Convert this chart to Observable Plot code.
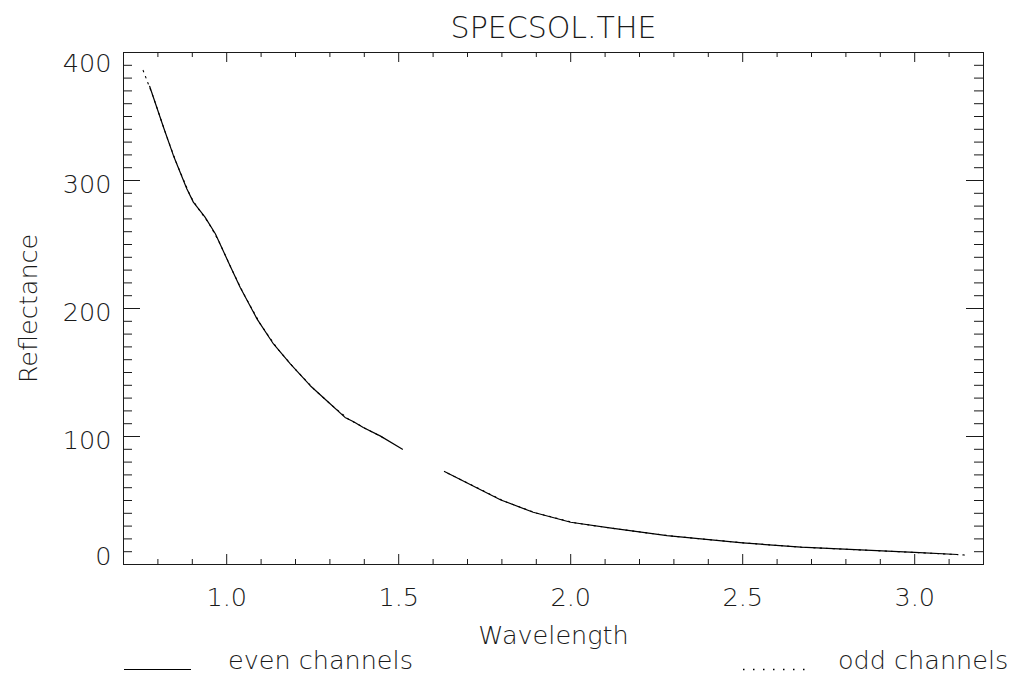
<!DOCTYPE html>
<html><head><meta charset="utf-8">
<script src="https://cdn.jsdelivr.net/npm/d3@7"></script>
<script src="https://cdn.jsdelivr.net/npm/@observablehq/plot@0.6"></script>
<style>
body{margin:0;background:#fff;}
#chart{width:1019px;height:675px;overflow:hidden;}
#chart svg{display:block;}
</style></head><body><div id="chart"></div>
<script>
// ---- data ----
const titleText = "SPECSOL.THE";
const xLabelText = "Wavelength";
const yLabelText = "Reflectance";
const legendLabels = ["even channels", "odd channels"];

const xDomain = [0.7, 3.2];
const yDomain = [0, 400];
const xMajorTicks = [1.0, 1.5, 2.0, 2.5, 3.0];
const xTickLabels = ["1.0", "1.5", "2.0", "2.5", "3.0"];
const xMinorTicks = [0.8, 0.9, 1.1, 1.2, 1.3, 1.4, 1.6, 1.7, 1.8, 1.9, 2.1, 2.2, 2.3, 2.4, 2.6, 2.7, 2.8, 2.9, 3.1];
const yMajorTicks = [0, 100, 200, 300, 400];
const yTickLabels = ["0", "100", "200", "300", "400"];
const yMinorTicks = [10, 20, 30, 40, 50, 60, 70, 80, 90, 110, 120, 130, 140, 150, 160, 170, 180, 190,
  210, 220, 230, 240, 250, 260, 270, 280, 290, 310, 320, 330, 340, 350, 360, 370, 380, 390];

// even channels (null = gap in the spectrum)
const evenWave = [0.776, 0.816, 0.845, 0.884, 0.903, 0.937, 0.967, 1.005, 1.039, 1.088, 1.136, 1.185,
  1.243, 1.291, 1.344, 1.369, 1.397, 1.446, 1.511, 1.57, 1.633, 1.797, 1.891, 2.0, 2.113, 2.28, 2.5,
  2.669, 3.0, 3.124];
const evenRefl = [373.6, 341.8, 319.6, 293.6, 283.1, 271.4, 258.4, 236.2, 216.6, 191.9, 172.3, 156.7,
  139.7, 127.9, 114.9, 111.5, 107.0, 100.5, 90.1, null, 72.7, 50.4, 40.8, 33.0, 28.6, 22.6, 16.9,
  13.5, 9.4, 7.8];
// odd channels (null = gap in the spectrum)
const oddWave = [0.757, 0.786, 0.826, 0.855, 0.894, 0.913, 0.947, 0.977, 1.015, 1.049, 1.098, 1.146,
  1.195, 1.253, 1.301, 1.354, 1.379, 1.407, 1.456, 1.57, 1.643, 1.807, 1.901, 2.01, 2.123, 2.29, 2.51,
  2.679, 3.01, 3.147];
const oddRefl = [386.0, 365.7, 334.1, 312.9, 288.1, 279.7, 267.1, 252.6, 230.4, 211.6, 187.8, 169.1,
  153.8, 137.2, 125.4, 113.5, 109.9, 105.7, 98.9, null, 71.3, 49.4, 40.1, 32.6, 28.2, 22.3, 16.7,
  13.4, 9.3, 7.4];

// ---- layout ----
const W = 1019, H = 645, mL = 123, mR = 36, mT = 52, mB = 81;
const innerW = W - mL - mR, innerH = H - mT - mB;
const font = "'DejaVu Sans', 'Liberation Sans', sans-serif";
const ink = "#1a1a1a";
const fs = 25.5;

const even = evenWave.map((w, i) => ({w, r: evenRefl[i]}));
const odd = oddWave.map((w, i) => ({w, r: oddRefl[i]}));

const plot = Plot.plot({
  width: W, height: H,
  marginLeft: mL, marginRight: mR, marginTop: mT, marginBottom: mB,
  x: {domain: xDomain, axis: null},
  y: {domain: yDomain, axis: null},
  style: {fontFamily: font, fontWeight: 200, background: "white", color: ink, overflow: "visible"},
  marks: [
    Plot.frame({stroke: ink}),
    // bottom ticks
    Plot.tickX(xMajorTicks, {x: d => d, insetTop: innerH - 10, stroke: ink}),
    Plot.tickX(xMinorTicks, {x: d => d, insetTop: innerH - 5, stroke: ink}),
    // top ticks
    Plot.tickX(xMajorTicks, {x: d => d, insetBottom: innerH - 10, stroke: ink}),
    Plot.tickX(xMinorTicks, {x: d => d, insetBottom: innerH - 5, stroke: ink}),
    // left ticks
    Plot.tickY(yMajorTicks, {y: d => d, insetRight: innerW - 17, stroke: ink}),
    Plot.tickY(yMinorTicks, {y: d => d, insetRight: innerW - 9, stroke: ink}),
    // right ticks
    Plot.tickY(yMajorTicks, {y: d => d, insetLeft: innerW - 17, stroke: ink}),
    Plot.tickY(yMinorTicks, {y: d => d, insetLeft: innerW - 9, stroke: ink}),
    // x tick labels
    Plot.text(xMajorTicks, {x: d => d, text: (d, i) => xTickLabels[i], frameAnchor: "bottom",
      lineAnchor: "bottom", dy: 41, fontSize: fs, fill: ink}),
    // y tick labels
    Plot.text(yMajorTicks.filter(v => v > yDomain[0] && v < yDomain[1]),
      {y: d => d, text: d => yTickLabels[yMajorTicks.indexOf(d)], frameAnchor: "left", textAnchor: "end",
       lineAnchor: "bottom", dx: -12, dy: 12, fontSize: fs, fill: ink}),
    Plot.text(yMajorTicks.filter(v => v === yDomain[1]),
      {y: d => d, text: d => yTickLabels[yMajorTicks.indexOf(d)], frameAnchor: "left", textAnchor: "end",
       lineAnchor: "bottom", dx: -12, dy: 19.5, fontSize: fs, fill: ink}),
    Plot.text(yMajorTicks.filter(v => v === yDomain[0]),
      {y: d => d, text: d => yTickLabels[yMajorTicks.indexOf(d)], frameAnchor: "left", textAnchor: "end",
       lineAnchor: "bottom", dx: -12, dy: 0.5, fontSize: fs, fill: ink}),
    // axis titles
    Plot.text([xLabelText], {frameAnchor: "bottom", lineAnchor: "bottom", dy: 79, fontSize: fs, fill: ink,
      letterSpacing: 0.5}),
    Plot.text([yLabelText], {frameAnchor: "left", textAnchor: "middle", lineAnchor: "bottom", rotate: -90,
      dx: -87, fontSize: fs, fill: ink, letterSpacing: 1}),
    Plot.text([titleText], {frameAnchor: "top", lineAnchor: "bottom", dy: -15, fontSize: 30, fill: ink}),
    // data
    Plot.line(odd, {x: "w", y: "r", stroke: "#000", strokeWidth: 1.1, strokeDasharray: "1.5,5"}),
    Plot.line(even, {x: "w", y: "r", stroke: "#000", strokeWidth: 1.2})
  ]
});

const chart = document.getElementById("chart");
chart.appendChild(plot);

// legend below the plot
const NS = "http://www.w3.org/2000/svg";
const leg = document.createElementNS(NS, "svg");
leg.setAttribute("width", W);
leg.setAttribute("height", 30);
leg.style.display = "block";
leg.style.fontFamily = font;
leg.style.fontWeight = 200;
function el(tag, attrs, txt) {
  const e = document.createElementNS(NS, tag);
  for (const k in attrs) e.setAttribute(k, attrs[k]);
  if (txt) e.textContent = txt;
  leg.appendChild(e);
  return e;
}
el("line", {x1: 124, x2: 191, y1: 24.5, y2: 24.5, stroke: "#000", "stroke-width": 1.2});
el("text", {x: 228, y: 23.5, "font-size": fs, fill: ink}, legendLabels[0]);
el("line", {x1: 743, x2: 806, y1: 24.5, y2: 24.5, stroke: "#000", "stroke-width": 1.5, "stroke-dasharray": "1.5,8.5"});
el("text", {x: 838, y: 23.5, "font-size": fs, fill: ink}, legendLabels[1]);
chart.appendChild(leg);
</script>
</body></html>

Written instruction -
Search the data for the word "chart" and copy each line where it appears.

Result of this task -
Convert this chart to Observable Plot code.
#chart{width:1019px;height:675px;overflow:hidden;}
#chart svg{display:block;}
</style></head><body><div id="chart"></div>
const chart = document.getElementById("chart");
chart.appendChild(plot);
chart.appendChild(leg);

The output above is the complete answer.